Son séjour chez moi prenait fin. Mais pour notre connexion, c'était un nouveau début. Notre lien qui avait toujours existé malgré la distance (j'étais ravie de voir qu'elle avait un signet que je lui avait confectionné à la main et offert il y a 4-5 ans) se trouvait enrichi d'une nouvelle dimension. Ensemble, nous avons regardé le soleil se coucher, nous avons écouté les oiseaux chanter, nous avons joué à chasser les feuilles de chêne flottant sur ma piscine, nous avons admiré Vénus dans un téléscope géant à l'observatoire de Placerville. Nous avons médité, lu, ri, conversé d'âme à âme.
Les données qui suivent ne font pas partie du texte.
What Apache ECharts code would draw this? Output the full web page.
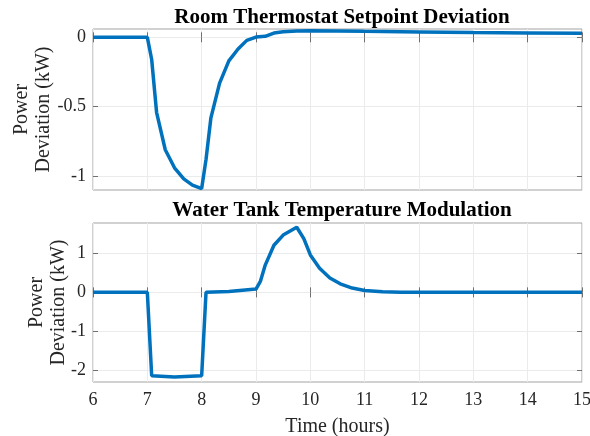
<!DOCTYPE html>
<html>
<head>
<meta charset="utf-8">
<script src="https://cdn.jsdelivr.net/npm/echarts@6/dist/echarts.min.js"></script>
<style>
  html, body { margin: 0; padding: 0; background: #fff; }
  #chart { width: 590px; height: 436px; }
</style>
</head>
<body>
<div id="chart"></div>
<script>
// Room thermostat setpoint deviation: time (h) and power deviation (kW)
var roomTime = [6, 7, 7.08, 7.17, 7.33, 7.5, 7.67, 7.83, 8, 8.08, 8.17, 8.33, 8.5, 8.67, 8.83, 9, 9.17, 9.33, 9.5, 9.75, 10, 10.5, 11, 12, 13, 14, 15];
var roomDev  = [0, 0, -0.16, -0.54, -0.81, -0.94, -1.02, -1.065, -1.09, -0.88, -0.58, -0.33, -0.17, -0.084, -0.022, 0.002, 0.007, 0.031, 0.04, 0.045, 0.047, 0.046, 0.043, 0.039, 0.035, 0.032, 0.029];

// Water tank temperature modulation: time (h) and power deviation (kW)
var tankTime = [6, 7, 7.08, 7.5, 8, 8.08, 8.5, 9, 9.08, 9.17, 9.33, 9.5, 9.75, 9.88, 10, 10.17, 10.36, 10.55, 10.77, 11, 11.33, 11.67, 12, 13, 14, 15];
var tankDev  = [0, 0, -2.14, -2.17, -2.14, 0, 0.025, 0.085, 0.28, 0.70, 1.21, 1.47, 1.67, 1.38, 0.96, 0.62, 0.37, 0.22, 0.11, 0.05, 0.017, 0.005, 0, 0, 0, 0];

// Axis ranges and tick labels
var timeMin = 6, timeMax = 15, timeStep = 1;
var roomYMin = -1.1, roomYMax = 0.06, roomTicks = [-1, -0.5, 0];
var tankYMin = -2.3, tankYMax = 1.78, tankTicks = [-2, -1, 0, 1];

var titles = ['Room Thermostat Setpoint Deviation', 'Water Tank Temperature Modulation'];
var yName = 'Power\nDeviation (kW)';
var xName = 'Time (hours)';

function zip(xs, ys) { return xs.map(function (x, i) { return [x, ys[i]]; }); }

var FONT = "'Liberation Serif', 'Times New Roman', serif";
var BOX = '#a3a3a3';
var TICK = '#707070';
var TEXT = '#262626';
var GRIDLINE = '#ebebeb';
var LINE = '#0072BD';

function xAxis(gridIndex, pos, withLabels) {
  return {
    type: 'value', gridIndex: gridIndex, position: pos,
    min: timeMin, max: timeMax, interval: timeStep,
    axisLine: { show: false },
    axisTick: { show: true, inside: true, length: 5, lineStyle: { color: TICK, width: 1 } },
    axisLabel: { show: withLabels, color: TEXT, fontFamily: FONT, fontSize: 18, margin: 9 },
    splitLine: { show: pos === 'bottom', lineStyle: { color: GRIDLINE, width: 1 } },
    name: (withLabels ? xName : ''), nameLocation: 'middle', nameGap: 35,
    nameTextStyle: { color: TEXT, fontFamily: FONT, fontSize: 20 }
  };
}

function yAxis(gridIndex, pos, min, max, ticks, nameGap) {
  var left = pos === 'left';
  return {
    type: 'value', gridIndex: gridIndex, position: pos,
    min: min, max: max,
    axisLine: { show: false },
    axisTick: { show: true, inside: true, length: 5, customValues: ticks, lineStyle: { color: TICK, width: 1 } },
    axisLabel: { show: left, customValues: ticks, color: TEXT, fontFamily: FONT, fontSize: 18, margin: 7 },
    splitLine: { show: left, lineStyle: { color: GRIDLINE, width: 1 } },
    name: left ? yName : '', nameLocation: 'middle', nameRotate: 90, nameGap: nameGap,
    nameMoveOverlap: false,
    nameTextStyle: { color: TEXT, fontFamily: FONT, fontSize: 20, lineHeight: 22, align: 'center' }
  };
}

var chart = echarts.init(document.getElementById('chart'), null, { renderer: 'canvas' });
chart.setOption({
  animation: false,
  backgroundColor: '#ffffff',
  title: [
    { text: titles[0], left: 337, top: 2, textAlign: 'center',
      textStyle: { fontFamily: FONT, fontSize: 21, fontWeight: 'bold', color: '#000' } },
    { text: titles[1], left: 337, top: 195, textAlign: 'center',
      textStyle: { fontFamily: FONT, fontSize: 21, fontWeight: 'bold', color: '#000' } }
  ],
  grid: [
    { left: 93, right: 8, top: 29, height: 161, show: true, borderColor: BOX, borderWidth: 1,
      backgroundColor: 'transparent', containLabel: false, outerBoundsMode: 'none' },
    { left: 93, right: 8, top: 223, height: 159, show: true, borderColor: BOX, borderWidth: 1,
      backgroundColor: 'transparent', containLabel: false, outerBoundsMode: 'none' }
  ],
  xAxis: [
    xAxis(0, 'bottom', false),
    xAxis(0, 'top', false),
    xAxis(1, 'bottom', true),
    xAxis(1, 'top', false)
  ],
  yAxis: [
    yAxis(0, 'left', roomYMin, roomYMax, roomTicks, 38),
    yAxis(0, 'right', roomYMin, roomYMax, roomTicks, 0),
    yAxis(1, 'left', tankYMin, tankYMax, tankTicks, 23),
    yAxis(1, 'right', tankYMin, tankYMax, tankTicks, 0)
  ],
  series: [
    { type: 'line', xAxisIndex: 0, yAxisIndex: 0, data: zip(roomTime, roomDev),
      showSymbol: false, lineStyle: { color: LINE, width: 3.5 }, clip: true },
    { type: 'line', xAxisIndex: 2, yAxisIndex: 2, data: zip(tankTime, tankDev),
      showSymbol: false, lineStyle: { color: LINE, width: 3.5 }, clip: true }
  ]
});
</script>
</body>
</html>
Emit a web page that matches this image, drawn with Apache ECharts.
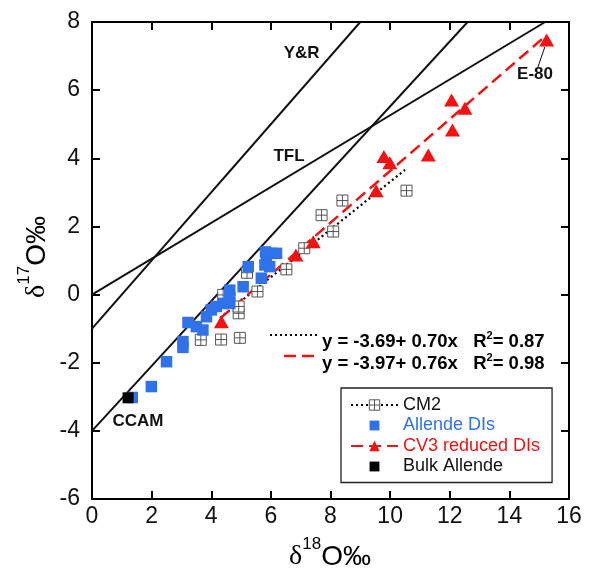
<!DOCTYPE html>
<html><head><meta charset="utf-8">
<script src="https://cdn.jsdelivr.net/npm/echarts@6/dist/echarts.min.js"></script>
<style>html,body{margin:0;padding:0;background:#fff}#c{width:590px;height:572px}</style>
</head><body><div id="c"></div>
<script>
// ---- data ----
const cm2 = [[3.65,-1.33],[4.33,-1.32],[4.96,-1.27],[4.92,-0.55],[4.92,-0.35],[4.40,-0.01],
  [5.55,0.09],[5.20,0.64],[6.52,0.74],[7.12,1.36],[8.09,1.85],[7.70,2.33],[8.40,2.76],[10.55,3.05]];
const allende = [[1.35,-3.02],[1.99,-2.70],[2.50,-1.97],[3.05,-1.38],[3.05,-1.55],[3.22,-0.82],
  [3.50,-0.94],[3.72,-1.04],[3.84,-0.65],[4.00,-0.45],[4.17,-0.35],[4.40,-0.26],[4.62,0.13],
  [4.62,-0.06],[4.62,-0.26],[5.07,0.23],[5.24,0.82],[5.68,0.48],[5.85,1.07],[6.02,1.21],
  [6.19,1.21],[5.80,0.87],[5.96,0.82],[5.82,1.25]];
const cv3 = [[4.34,-0.80],[6.84,1.16],[7.42,1.55],[9.53,3.05],[9.79,4.05],[9.99,3.87],
  [11.28,4.10],[12.09,4.83],[12.06,5.71],[12.51,5.47],[15.25,7.47]];
const bulkAllende = [[1.21,-3.03]];
const tflLine = [[0,0],[15.2,8]];
const yrLine = [[0,-1],[9,8]];
const ccamLine = [[0,-4],[12.6,8]];
const cm2Fit = [[4.3,-0.68],[10.5,3.66]];
const cv3Fit = [[4.3,-0.70],[15.2,7.58]];
const e80Leader = [[14.96,6.68],[15.19,7.27]];
const annotations = [
  {name:'Y&R', value:[7.03,7.08]},
  {name:'TFL', value:[6.61,4.05]},
  {name:'CCAM', value:[1.54,-3.73]},
  {name:'E-80', value:[14.86,6.45]}
];
const xTicks = {min:0, max:16, interval:2};
const yTicks = {min:-6, max:8, interval:2};
const cm2Eq = {eq:'y = -3.69+ 0.70x', r2:'0.87'};
const cv3Eq = {eq:'y = -3.97+ 0.76x', r2:'0.98'};

// ---- styles ----
const FONT = 'Liberation Sans';
const BLUE = '#2f72ea', RED = '#f21212', GRAY = '#555';
const cm2Sym = 'path://M0,0H10V10H0ZM5,0V10M0,5H10';
const sqIcon = 'path://M-1.6,-1.6M0,0H10V10H0ZM11.6,11.6';

const axisCommon = {
  axisLine:{show:true, onZero:false, lineStyle:{color:'#000', width:2}},
  axisTick:{show:true, inside:true, length:8, lineStyle:{color:'#000', width:2}},
  splitLine:{show:false}
};
function refLine(data){
  return {type:'line', data, symbol:'none', z:1, silent:true,
    lineStyle:{color:'#111', width:2}, legendHoverLink:false};
}
const eqRich = (color) => ({
  t:{fontSize:18.5, fontWeight:'bold', fontFamily:FONT, color, lineHeight:22},
  s:{fontSize:11, fontWeight:'bold', fontFamily:FONT, color, lineHeight:16, verticalAlign:'top'}
});
const titleRich = {
  g:{fontSize:28, fontFamily:'Liberation Serif', color:'#111', lineHeight:42},
  s:{fontSize:17, fontFamily:FONT, color:'#111', lineHeight:17, verticalAlign:'top'},
  m:{fontSize:28, fontFamily:FONT, color:'#111', lineHeight:42}
};

const option = {
  animation:false,
  backgroundColor:'#fff',
  textStyle:{fontFamily:FONT},
  grid:{left:92, top:22, right:21, bottom:73, containLabel:false},
  xAxis:[
    Object.assign({type:'value', position:'bottom', min:xTicks.min, max:xTicks.max, interval:xTicks.interval,
      axisLabel:{fontSize:23, color:'#111', margin:6, fontFamily:FONT}}, axisCommon),
    Object.assign({type:'value', position:'top', min:xTicks.min, max:xTicks.max, interval:xTicks.interval,
      axisLabel:{show:false}}, axisCommon)
  ],
  yAxis:[
    Object.assign({type:'value', position:'left', min:yTicks.min, max:yTicks.max, interval:yTicks.interval,
      axisLabel:{fontSize:23, color:'#111', margin:12, fontFamily:FONT}}, axisCommon),
    Object.assign({type:'value', position:'right', min:yTicks.min, max:yTicks.max, interval:yTicks.interval,
      axisLabel:{show:false}}, axisCommon)
  ],
  legend:{
    orient:'vertical', left:341, top:388,
    padding:[8,12,7,9],
    itemWidth:47, itemHeight:13, itemGap:2.5,
    borderColor:'#222', borderWidth:1.3, backgroundColor:'#fff',
    selectedMode:false,
    textStyle:{fontSize:18, fontFamily:FONT, color:'#111'},
    data:[
      {name:'CM2', itemStyle:{color:'#fff', borderColor:GRAY, borderWidth:1}},
      {name:'Allende DIs', icon:sqIcon, itemStyle:{color:BLUE, opacity:1}, textStyle:{color:BLUE}},
      {name:'CV3 reduced DIs', itemStyle:{color:RED, opacity:1}, textStyle:{color:RED}},
      {name:'Bulk Allende', icon:sqIcon, itemStyle:{color:'#000', opacity:1}}
    ]
  },
  series:[
    {name:'CM2', type:'line', data:cm2Fit, showSymbol:false, symbol:cm2Sym, z:2,
      itemStyle:{color:'#fff', borderColor:GRAY, borderWidth:1},
      lineStyle:{color:'#000', width:2.2, type:[2,3]}},
    {name:'CV3 reduced DIs', type:'line', data:cv3Fit, showSymbol:false, symbol:'triangle', z:2,
      itemStyle:{color:RED},
      lineStyle:{color:RED, width:2.5, type:[12,6]}},
    refLine(tflLine), refLine(yrLine), refLine(ccamLine),
    {name:'CM2', type:'scatter', data:cm2, symbol:cm2Sym, symbolSize:11, z:3,
      itemStyle:{color:'#fff', borderColor:GRAY, borderWidth:1, opacity:1}},
    {name:'Allende DIs', type:'scatter', data:allende, symbol:'rect', symbolSize:11.5, z:4,
      itemStyle:{color:BLUE, opacity:1}},
    {name:'CV3 reduced DIs', type:'scatter', data:cv3, symbol:'triangle', symbolSize:[15,13], z:5,
      itemStyle:{color:RED, opacity:1}},
    {name:'Bulk Allende', type:'scatter', data:bulkAllende, symbol:'rect', symbolSize:11, z:6,
      itemStyle:{color:'#000', opacity:1}},
    {type:'line', data:e80Leader, symbol:'none', z:6, silent:true, lineStyle:{color:'#111', width:1}},
    {type:'scatter', data:annotations, symbolSize:1, z:7, silent:true,
      itemStyle:{color:'rgba(0,0,0,0)', opacity:1},
      label:{show:true, position:'inside', formatter:'{b}', fontSize:17, fontWeight:'bold',
        color:'#111', opacity:1, fontFamily:FONT}}
  ],
  graphic:[
    {type:'line', shape:{x1:270, y1:335, x2:320, y2:335}, style:{stroke:'#000', lineWidth:2, lineDash:[2,3]}},
    {type:'text', x:322, y:341.5, style:{
      text:'{t|' + cm2Eq.eq + '   R}{s|2}{t|= ' + cm2Eq.r2 + '}', rich:eqRich('#111'),
      verticalAlign:'middle', align:'left'}},
    {type:'line', shape:{x1:284, y1:356, x2:317, y2:356}, style:{stroke:RED, lineWidth:2.5, lineDash:[12,6]}},
    {type:'text', x:322, y:363.5, style:{
      text:'{t|' + cv3Eq.eq + '   R}{s|2}{t|= ' + cv3Eq.r2 + '}', rich:eqRich(RED),
      verticalAlign:'middle', align:'left'}},
    {type:'text', x:330, y:557, style:{text:'{g|δ}{s|18}{m|O‰}', rich:titleRich,
      align:'center', verticalAlign:'middle'}},
    {type:'text', x:37, y:257, rotation:Math.PI/2, style:{text:'{g|δ}{s|17}{m|O‰}', rich:titleRich,
      align:'center', verticalAlign:'middle'}}
  ]
};
const chart = echarts.init(document.getElementById('c'), null, {renderer:'canvas'});
chart.setOption(option);
</script>
</body></html>
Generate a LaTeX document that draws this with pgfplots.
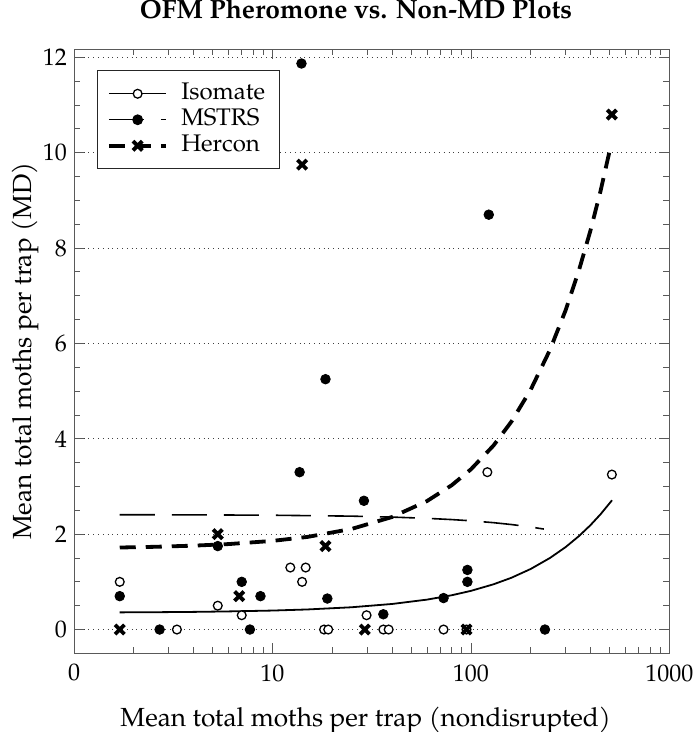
\documentclass[border=0pt]{standalone}
\usepackage{fontspec}
\setmainfont{texgyrepagella}[Extension=.otf, UprightFont=*-regular, BoldFont=*-bold, ItalicFont=*-italic, BoldItalicFont=*-bolditalic]
\usepackage{pgfplots}
\pgfplotsset{compat=1.18}

\pgfplotstableread{
x y
1.7 1.0
3.3 0
5.3 0.5
7.0 0.3
12.3 1.3
14.7 1.3
14.1 1.0
18.2 0
19.1 0
29.8 0.3
36.2 0
38.5 0
72.8 0
95 0
121 3.3
513 3.25
}\isomate

\pgfplotstableread{
x y
1.7 0.7
2.7 0
5.3 1.75
7.0 1.0
7.7 0
8.7 0.7
14.0 11.87
13.7 3.3
18.5 5.25
18.9 0.65
28.9 2.7
36.2 0.32
72.8 0.66
96 1.25
96 1.0
123 8.7
236 0
}\mstrs

\pgfplotstableread{
x y
1.7 0
5.3 2.0
6.8 0.7
14.1 9.75
18.5 1.75
29.2 0
95 0
513 10.8
}\hercon

\begin{document}
\begin{tikzpicture}
\begin{axis}[
  scale only axis, width=297.6pt, height=302pt,
  xmode=log, xmin=1, xmax=1000,
  ymin=-0.5, ymax=12.17,
  xtick={1,10,100,1000}, xticklabels={0,10,100,1000},
  ytick={0,2,...,12},
  minor y tick num=3,
  ymajorgrids, major grid style={dotted, black!75},
  axis line style={black!65},
  every tick/.style={black!65},
  major tick length=5pt, minor tick length=3pt,
  /pgf/number format/assume math mode=true,
  tick label style={font=\fontsize{12}{14}\selectfont},
  xticklabel style={yshift=-2pt},
  label style={font=\fontsize{13.1}{15}\selectfont},
  xlabel={Mean total moths per trap (nondisrupted)},
  xlabel style={at={(axis description cs:0.5,-0.1209)}, anchor=base, xshift=-3pt},
  ylabel={Mean total moths per trap (MD)},
  ylabel style={at={(axis description cs:-0.0722,0.5)}, anchor=base},
  title={OFM Pheromone vs. Non-MD Plots},
  title style={font=\fontsize{13.2}{15}\selectfont\bfseries,
    at={(axis description cs:0.5,1.0308)}, anchor=base, xshift=-7.8pt},
  legend style={at={(0.038,0.965)}, anchor=north west, draw=black!85,
    row sep=0pt, column sep=4.5pt, inner xsep=5pt, inner ysep=5pt,
    nodes={font=\fontsize{12}{14}\selectfont, text height=8.5pt,
      text depth=2.5pt, inner ysep=1pt, inner xsep=2pt}},
  legend cell align=left,
  legend image code/.code={\draw[mark repeat=2,mark phase=2] plot coordinates {(0pt,0pt) (14.35pt,0pt) (28.7pt,0pt)};},
]
% fitted lines
\addplot[forget plot, black, line width=0.9pt] coordinates {
  (1.7,0.360) (2.5,0.363) (4,0.370) (6,0.380) (10,0.398) (15,0.421)
  (25,0.467) (40,0.536) (60,0.627) (80,0.719) (100,0.811) (130,0.949)
  (160,1.086) (200,1.270) (250,1.500) (300,1.729) (350,1.959) (400,2.188)
  (450,2.418) (514,2.711)};
\addplot[forget plot, black, line width=0.8pt, dash pattern=on 17.5pt off 8.5pt] coordinates {
  (1.7,2.408) (4,2.405) (10,2.397) (25,2.378) (40,2.358) (60,2.332)
  (80,2.306) (100,2.280) (130,2.241) (160,2.202) (200,2.150) (233,2.107)};
\addplot[forget plot, black, line width=1.9pt, dash pattern=on 8pt off 5pt] coordinates {
  (1.7,1.720) (2.5,1.734) (4,1.759) (6,1.792) (10,1.859) (15,1.942)
  (25,2.109) (40,2.359) (60,2.693) (80,3.026) (100,3.360) (130,3.860)
  (160,4.361) (200,5.028) (250,5.862) (300,6.696) (350,7.530) (400,8.364)
  (450,9.198) (509,10.182)};
% points
\addplot[forget plot, only marks, mark=*, mark size=2.4pt, black] table {\mstrs};
\addplot[forget plot, only marks, mark=*, mark size=2.2pt, draw=black, fill=white, line width=0.65pt] table {\isomate};
\addplot[forget plot, only marks, mark=x, mark size=3.3pt, line width=1.9pt, black] table {\hercon};
% legend
\addlegendimage{black, line width=0.6pt, mark=*, mark size=2.2pt, mark options={solid, fill=white, line width=0.65pt}}
\addlegendentry{Isomate}
\addlegendimage{black, line width=0.6pt, dash pattern=on 17.5pt off 8.5pt, mark=*, mark size=2.4pt, mark options={solid}}
\addlegendentry{MSTRS}
\addlegendimage{black, line width=1.9pt, dash pattern=on 8pt off 5pt, mark=x, mark size=3.3pt, mark options={solid, line width=1.9pt}}
\addlegendentry{Hercon}
\end{axis}
\pgfresetboundingbox
\path ([xshift=-37pt,yshift=-39.3pt]current axis.south west) rectangle ([xshift=13.4pt,yshift=24.6pt]current axis.north east);
\end{tikzpicture}
\end{document}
La nuit après l'avoir raccompagnée à l'aéroport, je fus visitée par l'image d'un tableau avec arbre, ce qui généra une chaîne d'associations visuelles me remettant en mémoire un tableau et qui curieusement se trouve sur le mur dans la pièce au-dessus du garage, donc de l'autre côté de la scène morbide de samedi:








"Esprits Lumineux" est un tableau que j'ai fait en 2016. Il y a sept ans. Certains voient dans le chiffre 7 le symbole d'un cycle accompli et le début d'un autre. La vie, c'est cela. Un cycle perpétuel de naissance-mort-renaissance tangible ou symbolique qui, plus la dimension temps, forme en fait une spirale évolutive, une mise en acte qui prend place autour de soi, dans des relations, mais aussi en nous. Aucune transformation sans la mort, et vice-versa. Je suis capable de voir que les moments souffrants de ma vie m'ont amenée à puiser dans ma créativité, mon imagination, et mes autres forces de résilience comme l'écriture (à laquelle je m'adonne comme si ma survie en dépendait) pour élargir ma conscience, cultiver la compassion, me transformer et vivre encore plus pleinement chaque moment.

La fleur qui bourgeonne, éclot puis se fane nous rappelle que nous sommes commes les fleurs: oui, impermanentes, mais aussi colorées, belles et légitimes malgré les (ou grâce aux) imperfections. Aucune fleur ne se trouve diminuée car un de ses pétales est plus court, plus long ou un peu froissé. La fleur est entière, et nous aussi, malgré les pertes, les blessures, car nous demeurons intacts dans notre essence. Je sais que la Caroline de 14 ans qui se fuyait elle-même avait déjà tout ce dont elle avait besoin au fond d'elle pour grandir, apprendre et s'épanouir. Je sais que certaines souffrances m'ont peut-être rendue cynique, mais d'autres m'ont donné accès aux larmes, cette eau qui unit, cette force pour m'aider à me connecter à la vulnérabilité de tout le vivant et à en tirer les enseignements qu'il faut à mon âme pour continuer à cueillir, de l'autre côté du désespoir, l'enchantement.